After you have seen these temples, visit a silk weaving village where you can see how silk is produced. A bit further down the track, and where the turn off to Phnom Chisor is found, there is the temple of Prasat Neang Khmao, the temple of the Black Virgin, which you can visit.

Picnic at Tonle Bati

Apart from the temples, you can hang out by Tonlé Bati where there are bamboo picnic stands with mats and small floating wooden pavilions. The lake is also a great place to escape the city for a day and go for a swim and relax. At weekends and holidays the lake is popular with locals, so it is best to go on a weekday to avoid the crowds.

Cheap Accommodation in Tonle Bati

Renting a water cottage is $3 for the whole day but more on holidays later. There is amazing Cambodian food for sale. Tonle Bati is A pleasant place to go with your friends and family. Bring along small amounts of Riel and dollars and check the prices beforehand on everything, because the touts here are notorious for dishing out outrageously high checks when you depart. And, of course, enjoy a swim in the lake.
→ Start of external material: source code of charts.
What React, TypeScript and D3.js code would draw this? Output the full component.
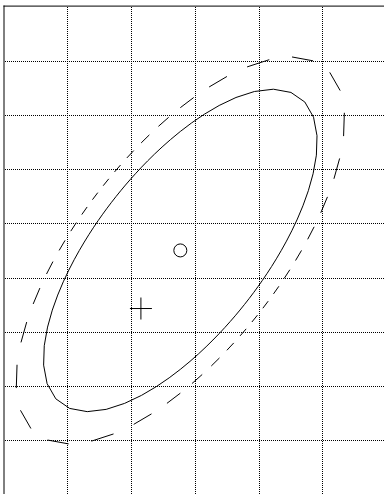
import React from "react";
import * as d3 from "d3";

const W = 384;
const H = 494;

// grid tick values (data units)
const xGridTicks = [1, 2, 3, 4, 5];
const yGridTicks = [1, 2, 3, 4, 5, 6, 7, 8];

// ellipse parameters (data units)
const ellipseCenter = [2.765, 4.51];
const ellipseSpread = [2.147, 2.978];
const ellipseCorr = 0.675;
const ellipseLevels = [1.0, 1.2]; // solid, dashed
const polarStepDeg = 5;

// markers
const circleMarker = [2.765, 4.51];
const plusMarker = [2.147, 3.437];

const x = d3.scaleLinear().domain([0, 6]).range([4.05, 4.05 + 6 * 63.75]);
const y = d3.scaleLinear().domain([0, 9]).range([494.6, 494.6 - 9 * 54.14]);

function ellipseVertices(level: number): [number, number][] {
  const cx = x(ellipseCenter[0]);
  const cy = y(ellipseCenter[1]);
  const kx = x(1) - x(0);
  const ky = y(0) - y(1);
  const sx = ellipseSpread[0] * kx;
  const sy = ellipseSpread[1] * ky;
  const sxx = sx * sx;
  const syy = sy * sy;
  const sxy = ellipseCorr * sx * sy;
  const det = sxx * syy - sxy * sxy;
  const a11 = syy / det;
  const a22 = sxx / det;
  const a12 = -sxy / det;
  const pts: [number, number][] = [];
  const n = 360 / polarStepDeg;
  for (let i = 0; i < n; i++) {
    const t = (i * polarStepDeg * Math.PI) / 180;
    const c = Math.cos(t);
    const s = Math.sin(t);
    const q = a11 * c * c + 2 * a12 * c * s + a22 * s * s;
    const r = level / Math.sqrt(q);
    pts.push([cx + r * c, cy - r * s]);
  }
  return pts;
}

export default function App() {
  const solid = ellipseVertices(ellipseLevels[0]);
  const dashed = ellipseVertices(ellipseLevels[1]);
  const line = d3.line<[number, number]>().curve(d3.curveLinearClosed);
  const dashSegs: string[] = [];
  for (let k = 1; k < dashed.length; k += 2) {
    const a = dashed[k];
    const b = dashed[(k + 1) % dashed.length];
    dashSegs.push(`M${a[0]},${a[1]}L${b[0]},${b[1]}`);
  }
  const px = (v: number) => Math.floor(v) + 0.5;
  const ccx = x(circleMarker[0]);
  const ccy = y(circleMarker[1]);
  const pcx = x(plusMarker[0]);
  const pcy = y(plusMarker[1]);
  return (
    <svg
      width={W}
      height={H}
      style={{ position: "absolute", left: 0, top: 0, background: "#fff" }}
    >
      {xGridTicks.map((t) => (
        <line
          key={"vx" + t}
          x1={px(x(t))}
          x2={px(x(t))}
          y1={7}
          y2={H}
          stroke="#000"
          strokeWidth={1}
          strokeDasharray="1,1"
          shapeRendering="crispEdges"
        />
      ))}
      {yGridTicks.map((t) => (
        <line
          key={"hy" + t}
          x1={5}
          x2={W}
          y1={px(y(t))}
          y2={px(y(t))}
          stroke="#000"
          strokeWidth={1}
          strokeDasharray="1,1"
          shapeRendering="crispEdges"
        />
      ))}
      <line x1={4} x2={4} y1={5.5} y2={H} stroke="#000" strokeWidth={1} />
      <line x1={3.5} x2={W} y1={6.1} y2={6.1} stroke="#000" strokeWidth={1} />
      <path d={line(solid) || ""} fill="none" stroke="#000" strokeWidth={1} />
      <path d={dashSegs.join("")} fill="none" stroke="#000" strokeWidth={1} />
      <circle cx={ccx} cy={ccy} r={6.5} fill="none" stroke="#000" strokeWidth={1} />
      <line x1={pcx - 11} x2={pcx + 11} y1={pcy} y2={pcy} stroke="#000" strokeWidth={1} />
      <line x1={pcx} x2={pcx} y1={pcy - 11} y2={pcy + 11} stroke="#000" strokeWidth={1} />
    </svg>
  );
}
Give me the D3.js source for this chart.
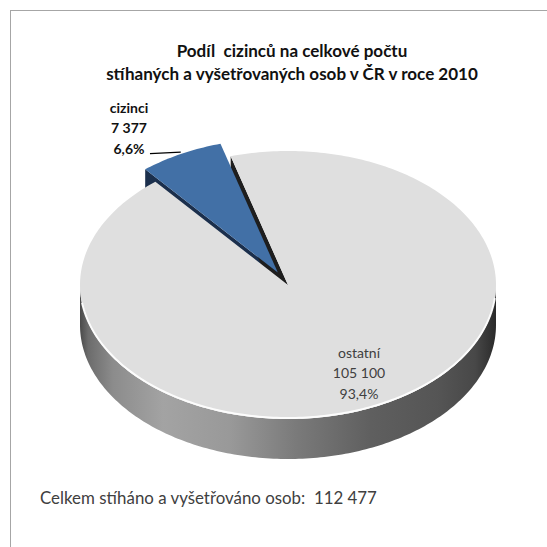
<!DOCTYPE html>
<html>
<head>
<meta charset="utf-8">
<script src="https://cdn.jsdelivr.net/npm/d3@7"></script>
<style>
  body { margin: 0; background: #fff; }
  text { font-family: Lato, "Open Sans", sans-serif; white-space: pre; }
</style>
</head>
<body>
<div id="chart"></div>
<script>
// data
const categories = ['ostatní', 'cizinci'];
const values = [105100, 7377];
const colors = ['#dfdfdf', '#4270a6'];
const faceColors = ['#1e1e1e', '#1b2f4c'];
const exploded = [0, 0.105];
const titleLines = ['Podíl  cizinců na celkové počtu', 'stíhaných a vyšetřovaných osob v ČR v roce 2010'];
const totalLabel = 'Celkem stíháno a vyšetřováno osob:  ';

const W = 547, H = 547;
const cx = 288, cy = 285, rx = 208, ry = 134, depth = 40;
const deg = Math.PI / 180;

const cz = d3.formatLocale({decimal: ',', thousands: '\u00a0', grouping: [3], currency: ['', ' Kč']});
const fmtNum = cz.format(',d'), fmtPct = cz.format('.1%');
const total = d3.sum(values);

let svg = d3.select('#chart').append('svg').attr('width', W).attr('height', H);
svg.append('rect')
  .attr('x', 10.5).attr('y', 10.5).attr('width', 580).attr('height', 580)
  .attr('fill', '#fff').attr('stroke', '#a6a6a6').attr('stroke-width', 1);

// projection of the unit circle onto the tilted ellipse
const sx = d3.scaleLinear().domain([-1, 1]).range([cx - rx, cx + rx]);
const sy = d3.scaleLinear().domain([-1, 1]).range([cy - ry, cy + ry]);
const pt = (a, r, off, z) => [sx(r * Math.sin(a)) + off[0], sy(-r * Math.cos(a)) + off[1] + z];
const rim = (a0, a1, off, z) => {
  const n = Math.max(2, Math.ceil(Math.abs(a1 - a0) / (1 * deg)));
  return d3.range(n + 1).map(i => pt(a0 + (a1 - a0) * i / n, 1, off, z));
};
const line = d3.line();

const pie = d3.pie().sort(null).startAngle(-16 * deg).endAngle(344 * deg);
const arcs = pie(values).map((d, i) => {
  const mid = (d.startAngle + d.endAngle) / 2;
  const e = exploded[i];
  d.off = [rx * e * Math.sin(mid), -ry * e * Math.cos(mid)];
  d.i = i;
  d.mid = mid;
  return d;
});

// side gradient
const grad = svg.append('defs').append('linearGradient')
  .attr('id', 'side').attr('gradientUnits', 'userSpaceOnUse')
  .attr('x1', cx - rx).attr('x2', cx + rx).attr('y1', 0).attr('y2', 0);
[[0, '#4a4a4a'], [0.02, '#6c6c6c'], [0.08, '#8c8c8c'], [0.2, '#a3a3a3'], [0.36, '#999999'],
 [0.52, '#7a7a7a'], [0.7, '#5f5f5f'], [0.86, '#555555'], [0.95, '#484848'], [1, '#2a2a2a']]
  .forEach(s => grad.append('stop').attr('offset', s[0]).attr('stop-color', s[1]));

let g = svg.append('g');

// radial cut faces that turn toward the viewer
arcs.slice().reverse().forEach(d => {
  [[d.startAngle, -Math.sin(d.startAngle) > 0], [d.endAngle, Math.sin(d.endAngle) > 0]].forEach(f => {
    if (!f[1]) return;
    const c0 = pt(0, 0, d.off, 0), r0 = pt(f[0], 1, d.off, 0);
    g.append('path')
      .attr('d', line([c0, r0, [r0[0], r0[1] + depth], [c0[0], c0[1] + depth]]) + 'Z')
      .attr('fill', faceColors[d.i]);
  });
});

// outer walls (front half only)
arcs.forEach(d => {
  const a0 = Math.max(d.startAngle, 90 * deg), a1 = Math.min(d.endAngle, 270 * deg);
  if (a1 <= a0) return;
  const top = rim(a0, a1, d.off, 0), bot = rim(a1, a0, d.off, depth);
  g.append('path').attr('d', line(top.concat(bot)) + 'Z')
    .attr('fill', d.i == 0 ? 'url(#side)' : d3.color(colors[d.i]).darker(1.2));
});

// top faces
arcs.forEach(d => {
  const c0 = pt(0, 0, d.off, 0);
  g.append('path').attr('d', line([c0].concat(rim(d.startAngle, d.endAngle, d.off, 0))) + 'Z')
    .attr('fill', colors[d.i]);
  const a0 = Math.max(d.startAngle, 96 * deg), a1 = Math.min(d.endAngle, 262 * deg);
  if (a1 > a0)
    g.append('path').attr('d', line(rim(a0, a1, d.off, -1)))
      .attr('fill', 'none').attr('stroke', '#fff').attr('stroke-width', 2).attr('stroke-opacity', 0.9);
});

// title
const title = svg.append('g').attr('font-weight', 'bold').attr('fill', '#111');
title.selectAll('text').data(titleLines).enter().append('text')
  .attr('x', 292).attr('y', (d, i) => 57 + i * 23)
  .attr('text-anchor', 'middle').attr('font-size', 16).text(d => d);
{
  const t = title.selectAll('text').nodes()[1];
  const fs = 16 * 372 / t.getComputedTextLength();
  title.selectAll('text').attr('font-size', fs);
}

// data labels
const labelPos = [[359, 358], [129, 113]];
arcs.forEach(d => {
  const lab = svg.append('text')
    .attr('text-anchor', 'middle').attr('font-size', 14)
    .attr('font-weight', d.i == 1 ? 'bold' : 'normal')
    .attr('fill', d.i == 1 ? '#111' : '#404040');
  [categories[d.i], fmtNum(values[d.i]), fmtPct(values[d.i] / total)].forEach((s, k) => {
    lab.append('tspan').attr('x', labelPos[d.i][0]).attr('y', labelPos[d.i][1] + k * 20.3).text(s);
  });
  if (d.i == 1) {
    const end = pt(d.mid, 1, d.off, 0);
    svg.append('line')
      .attr('x1', labelPos[1][0] + 21).attr('y1', labelPos[1][1] + 40.6)
      .attr('x2', end[0]).attr('y2', end[1] - 2)
      .attr('stroke', '#000').attr('stroke-width', 1.3);
  }
});

// total
const tot = svg.append('text').attr('x', 40).attr('y', 504)
  .attr('font-size', 15).attr('fill', '#404040')
  .text(totalLabel + fmtNum(total));
tot.attr('font-size', 15 * 337 / tot.node().getComputedTextLength());
</script>
</body>
</html>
You can order food from the sampan ladies floating by or a waiter will come to you. There are also pedal boats and boat rides. The floating pavilions are a relaxing way to spend an afternoon where you can enjoy beautiful sunsets and great food. However, beggars can be a problem; they just won’t go away, and the sales people tend to be very pushy.

Takeo or Phnom Chisor

If after a visit to Tonlé Bati you feel like visiting some other places, then head to Takeo town or Phnom Chisor, which are both just down the road. These out-of-the-way places are rarely visited by tourists, but both are surprising, you know, those little gems everybody mentions when talking about their overseas adventure: fascinating hill-top temple with unbelievable views, Ta Mok of Khmer Rouge infamy’s prison, Phnom Da and you can try the delicious freshwater prawns in Takeo town. Check it out.